Hello,
> I'm still thinking about stronger approaches.  I think the strongest thing we
> could do would be to enforce the binding of cookie -> agent.  Given that
> there can be at most one agent per uid

No, it is per session or per PID. 
(polkit_backend_interactive_authority_register_authentication_agent)

> and we always expect that the reply
> comes from that same uid

This is not obvious to me; could there be a kiosk, or application separation 
(UID-per-application) system where the desktop session runs an agent with a 
different UID than the confined application which is requesting an operation?

> # Idea 2: Make cookies secure
>  - Raw cookie is g_strdup_printf ("cookie-%s-%u", random_cookie, uid)
>  - Daemon has a secret key generated on startup
>  - Compute an HMAC[1] over the raw cookie, using the secret key
>  - Verify HMAC in AuthenticationAgentResponse

The issue we have is not cookies are not legitimate, it is that there are 
collisions; we can already detect made-up cookies simply by not finding any 
matching session. E.g. HMAC(the-old-32-bit-counter) would not help at all.

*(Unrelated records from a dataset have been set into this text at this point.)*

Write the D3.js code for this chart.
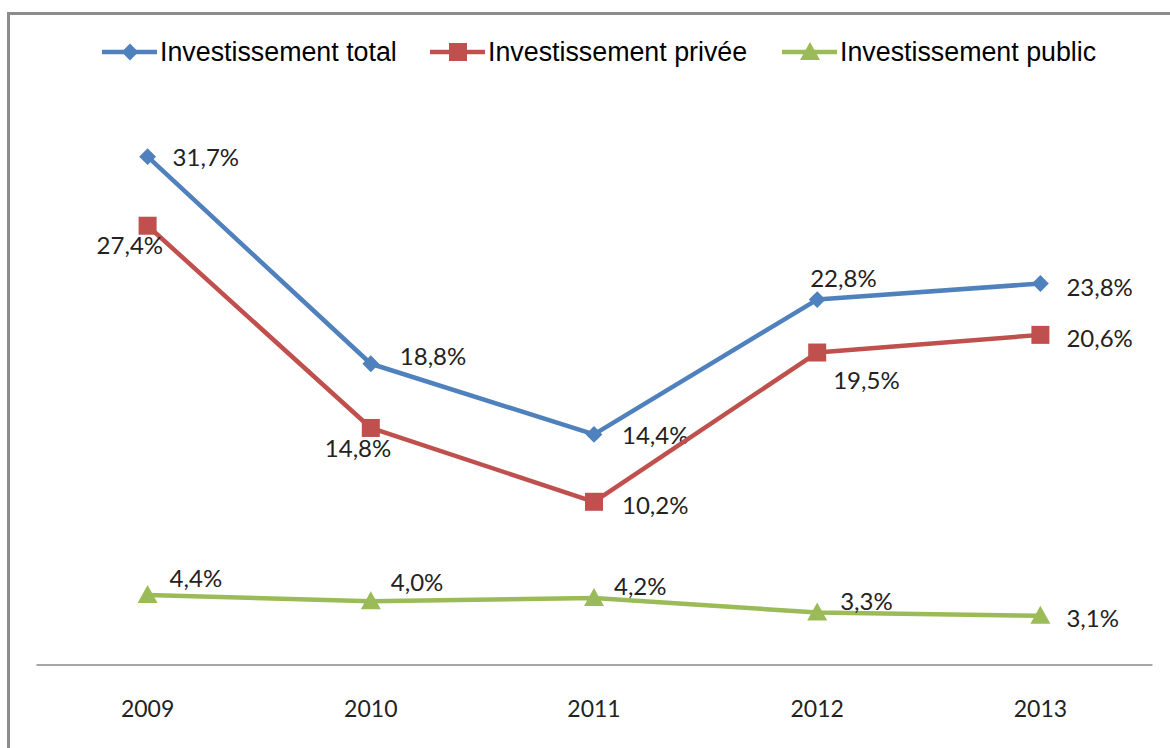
<!DOCTYPE html>
<html>
<head>
<meta charset="utf-8">
<script src="https://cdn.jsdelivr.net/npm/d3@7"></script>
<style>
  body { margin: 0; background: #fff; }
  svg { display: block; }
</style>
</head>
<body>
<div class="drawingArea"></div>
<script>
// data
var years = ["2009", "2010", "2011", "2012", "2013"];
var totalInv = [31.7, 18.8, 14.4, 22.8, 23.8];
var privateInv = [27.4, 14.8, 10.2, 19.5, 20.6];
var publicInv = [4.4, 4.0, 4.2, 3.3, 3.1];
var seriesNames = ["Investissement total", "Investissement privée", "Investissement public"];

var width = 1170;
var height = 748;

// label placement, left edge offset from the point (dx, dy)
var labelOffsets = [
    [[25, 0], [29, -8], [28, 0], [-7, -22], [26, 3]],
    [[-51, 19], [-46, 20], [28, 3], [16, 27], [26, 3]],
    [[22, -17], [20, -20], [20, -13], [23, -12], [26, 2]]
];

var series = [
    { name: seriesNames[0], values: totalInv, color: "#4F81BD", marker: "diamond" },
    { name: seriesNames[1], values: privateInv, color: "#C0504D", marker: "square" },
    { name: seriesNames[2], values: publicInv, color: "#9BBB59", marker: "triangle" }
];

var svg = d3.select(".drawingArea")
    .append("svg")
    .attr("width", width)
    .attr("height", height);

// frame (right and bottom run off the picture)
svg.append("rect")
    .attr("x", 8.5).attr("y", 13.5)
    .attr("width", 1200).attr("height", 800)
    .attr("fill", "none")
    .attr("stroke", "#8c8c8c")
    .attr("stroke-width", 3);

var x = d3.scaleBand().domain(years).range([36, 1152]);
var y = d3.scaleLinear().domain([0, 40]).range([665.5, 23.5]);

// x axis
var xAxis = svg.append("g")
    .attr("transform", "translate(0," + 664.5 + ")")
    .call(d3.axisBottom(x).tickSize(0).tickPadding(36));
xAxis.select(".domain").attr("stroke", "#a6a6a6").attr("stroke-width", 2);
xAxis.selectAll("text")
    .attr("font-family", "Lato, 'Open Sans', sans-serif")
    .attr("font-size", 23)
    .attr("fill", "#222");

function cx(i) { return x(years[i]) + x.bandwidth() / 2; }

var line = d3.line()
    .x(function(d, i) { return cx(i); })
    .y(function(d) { return y(d); });

function drawMarker(g, type, color) {
    if (type == "diamond") {
        g.append("path").attr("d", d3.symbol().type(d3.symbolDiamond2).size(180)).attr("fill", color);
    } else if (type == "square") {
        g.append("rect").attr("x", -9).attr("y", -9).attr("width", 18).attr("height", 18).attr("fill", color);
    } else {
        g.append("path").attr("d", "M0,-10L10,8L-10,8Z").attr("fill", color);
    }
}

series.forEach(function(s, si) {
    svg.append("path")
        .datum(s.values)
        .attr("d", line)
        .attr("fill", "none")
        .attr("stroke", s.color)
        .attr("stroke-width", 4.5)
        .attr("stroke-linejoin", "round");

    s.values.forEach(function(v, i) {
        var g = svg.append("g").attr("transform", "translate(" + cx(i) + "," + y(v) + ")");
        drawMarker(g, s.marker, s.color);
        g.append("text")
            .attr("x", labelOffsets[si][i][0])
            .attr("y", labelOffsets[si][i][1])
            .attr("dominant-baseline", "central")
            .attr("font-family", "Lato, 'Open Sans', sans-serif")
            .attr("font-size", 24)
            .attr("fill", "#222")
            .text(d3.format(".1f")(v).replace(".", ",") + "%");
    });
});

// legend
var legendX = [102, 430, 782];
series.forEach(function(s, i) {
    var g = svg.append("g").attr("transform", "translate(" + legendX[i] + ",52)");
    g.append("line").attr("x1", 0).attr("x2", 55).attr("stroke", s.color).attr("stroke-width", 4.5);
    var m = g.append("g").attr("transform", "translate(28,0)");
    drawMarker(m, s.marker, s.color);
    g.append("text")
        .attr("x", 58)
        .attr("dominant-baseline", "central")
        .attr("font-family", "'Liberation Sans', Arial, sans-serif")
        .attr("font-size", 26.8)
        .attr("fill", "#000")
        .text(s.name);
});
</script>
</body>
</html>
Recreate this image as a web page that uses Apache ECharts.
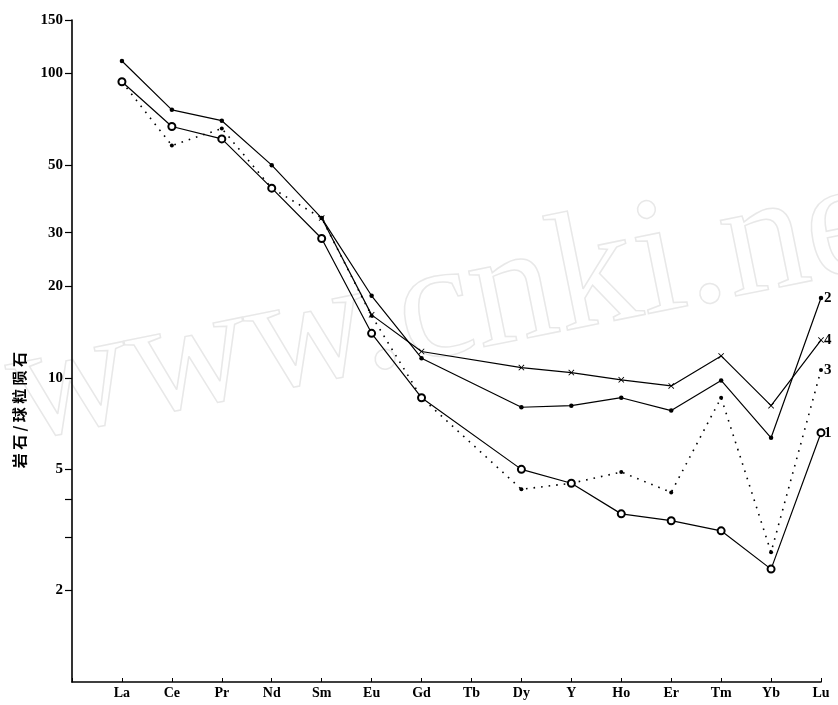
<!DOCTYPE html>
<html>
<head>
<meta charset="utf-8">
<script src="https://cdn.jsdelivr.net/npm/echarts@6/dist/echarts.min.js"></script>
<style>
  html, body { margin: 0; padding: 0; background: #fff; }
  #chart { width: 838px; height: 705px; }
</style>
</head>
<body>
<div id="chart"></div>
<script>
// 稀土元素 (Tb 无数据)
const elements = ['La', 'Ce', 'Pr', 'Nd', 'Sm', 'Eu', 'Gd', 'Tb', 'Dy', 'Y', 'Ho', 'Er', 'Tm', 'Yb', 'Lu'];
// 岩石/球粒陨石 比值
const sample1 = [94, 67, 61, 42, 28.7, 14, 8.6, null, 5.0, 4.5, 3.57, 3.39, 3.14, 2.35, 6.6];
const sample2 = [110, 76, 70, 50, 33.5, 18.6, 11.6, null, 8.0, 8.1, 8.6, 7.8, 9.8, 6.35, 18.3];
const sample3 = [94, 58, 66, 42, 33.5, 16, 8.6, null, 4.3, 4.5, 4.9, 4.2, 8.6, 2.67, 10.6];
const sample4 = [null, null, null, null, 33.5, 16.1, 12.2, null, 10.8, 10.4, 9.85, 9.4, 11.8, 8.1, 13.3];
const yLabels = [2, 5, 10, 20, 30, 50, 100, 150];
const yTicks = [2, 3, 4, 5, 10, 20, 30, 50, 100, 150];

const chart = echarts.init(document.getElementById('chart'));

const serif = '"Liberation Serif", "DejaVu Serif", serif';
const crossPath = 'path://M0,1L1,0L5,4L9,0L10,1L6,5L10,9L9,10L5,6L1,10L0,9L4,5Z';

// 首个空类目让 La 离开纵轴
const cats = [''].concat(elements);
const pad = arr => [null].concat(arr);

function lineSeries(name, data, symbol, size, dashed, z) {
    const hollow = symbol === 'emptyCircle';
    return {
        name: name,
        type: 'line',
        data: pad(data),
        connectNulls: true,
        symbol: symbol,
        symbolSize: size,
        lineStyle: { color: '#000', width: dashed ? 1.6 : 1.2, type: dashed ? [1.6, 6] : 'solid' },
        itemStyle: { color: '#000', borderColor: '#000', borderWidth: hollow ? 1.2 : 0 },
        endLabel: {
            show: true,
            formatter: name,
            distance: 3,
            fontFamily: serif,
            fontWeight: 'bold',
            fontSize: 15,
            color: '#000'
        },
        z: z
    };
}

const option = {
    animation: false,
    backgroundColor: '#fff',
    grid: { left: 72, top: 20, right: 17, bottom: 23 },
    xAxis: {
        type: 'category',
        data: cats,
        boundaryGap: false,
        axisLine: { lineStyle: { color: '#000', width: 1.6 } },
        axisTick: { inside: true, length: 4, interval: 0, lineStyle: { color: '#000' } },
        axisLabel: { interval: 0, margin: 4, color: '#000', fontFamily: serif, fontWeight: 'bold', fontSize: 14 },
        splitLine: { show: false }
    },
    yAxis: {
        type: 'log',
        logBase: 10,
        min: 1,
        max: 150,
        axisLine: { show: true, lineStyle: { color: '#000', width: 1.6 } },
        axisTick: { show: true, length: 7, customValues: yTicks, lineStyle: { color: '#000', width: 1.2 } },
        axisLabel: { customValues: yLabels, margin: 9, color: '#000', fontFamily: serif, fontWeight: 'bold', fontSize: 15 },
        splitLine: { show: false },
        minorTick: { show: false }
    },
    graphic: [
        {
            type: 'text',
            left: 12,
            top: 352,
            rotation: Math.PI / 2,
            style: {
                text: '岩 石 / 球 粒 陨 石',
                font: 'bold 15px "Noto Sans CJK SC", serif',
                fill: '#000'
            }
        },
        {
            type: 'text',
            x: 28,
            y: 480,
            rotation: 0.2,
            z: -10,
            silent: true,
            style: {
                text: 'www.cnki.net',
                font: '168px "Liberation Serif", serif',
                fill: 'none',
                stroke: '#e8e8e8',
                lineWidth: 1.5,
                textVerticalAlign: 'bottom'
            }
        }
    ],
    series: [
        lineSeries('2', sample2, 'circle', 4.5, false, 3),
        lineSeries('3', sample3, 'circle', 4, true, 3),
        lineSeries('4', sample4, crossPath, 6, false, 3),
        lineSeries('1', sample1, 'emptyCircle', 7, false, 4)
    ]
};

chart.setOption(option);
</script>
</body>
</html>
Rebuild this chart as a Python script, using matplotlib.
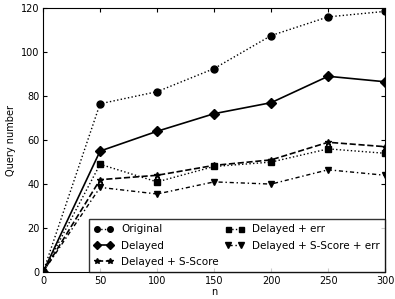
import matplotlib
matplotlib.use("Agg")
import matplotlib.pyplot as plt

# data
n = [0, 50, 100, 150, 200, 250, 300]
original = [0, 76.5, 82, 92.5, 107.5, 116, 118.5]
delayed = [0, 55, 64, 72, 77, 89, 86.5]
delayed_sscore = [0, 42, 44, 48.5, 51, 59, 57]
delayed_err = [0, 49, 41, 48, 50, 56, 54]
delayed_sscore_err = [0, 38.5, 35.5, 41, 40, 46.5, 44]

plt.rcParams['font.family'] = ['DejaVu Sans']
plt.rcParams['font.size'] = 7

fig = plt.figure(figsize=(3.95, 2.99), dpi=100)
ax = fig.add_axes([0.109, 0.09, 0.866, 0.883])

ax.plot(n, original, ':', color='black', marker='o', ms=5, lw=1, label='Original')
ax.plot(n, delayed, '-', color='black', marker='D', ms=5, lw=1.2, label='Delayed')
ax.plot(n, delayed_sscore, '--', color='black', marker='*', ms=5, lw=1.2, label='Delayed + S-Score')
ax.plot(n, delayed_err, ':', color='black', marker='s', ms=4.5, lw=1, label='Delayed + err')
ax.plot(n, delayed_sscore_err, '-.', color='black', marker='v', ms=5, lw=1,
        dashes=(3, 2, 1, 2), label='Delayed + S-Score + err')

ax.set_xlim(0, 300)
ax.set_ylim(0, 120)
ax.set_xticks(n)
ax.set_yticks([0, 20, 40, 60, 80, 100, 120])
ax.tick_params(direction='in', top=True, right=True, length=3, labelsize=7, pad=2.5)
ax.set_xlabel('n', fontsize=7, labelpad=1)
ax.set_ylabel('Query number', fontsize=7)

leg = ax.legend(loc='lower right', ncol=2, fontsize=7.5, frameon=True, fancybox=False,
                borderaxespad=0, numpoints=2, markerscale=0.8, handlelength=1.8,
                handletextpad=0.8, columnspacing=0.6, labelspacing=0.6, borderpad=0.5)
leg.get_frame().set_edgecolor('black')
leg.get_frame().set_linewidth(1)

fig.savefig('out.png', dpi=100)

As far as the privilege escalation goes, AFAIK our only concern is that the 
cookies need to be unique. So, large enough random values, or (something per 
authority instance, counter) as your patch in #90832 does.  I would be most 
comfortable with a design that works perfectly reliably even without a random 
value (though we can add one as a protection against design mistakes), e.g. 
(PID, authority instance start _in nanoseconds_, per-authority-instance random 
value, counter).

As far as the DoS, either the cookies need to be unpredictable _and_ not 
revealed (/usr/lib/polkit-1/polkit-agent-helper-1’s command line currently 
publishes the cookie), or bound to the agent somehow; but because the agent and 
the agent helper are distinct, it seems to me that making the cookies 
unpredictable and passing them through a private channel would be both reliable 
and simple. If we don’t use a cookie-like secret to authenticate the 
relationship between the agent and the helper, we could also try using 
something structural (checking that the parent of the helper is the registered 
agent, looking up their sessions and the like) but that is fairly likely to be 
racy, and especially when the agent is registered for an individual subject 
PID, not a session, we don’t have much to go on.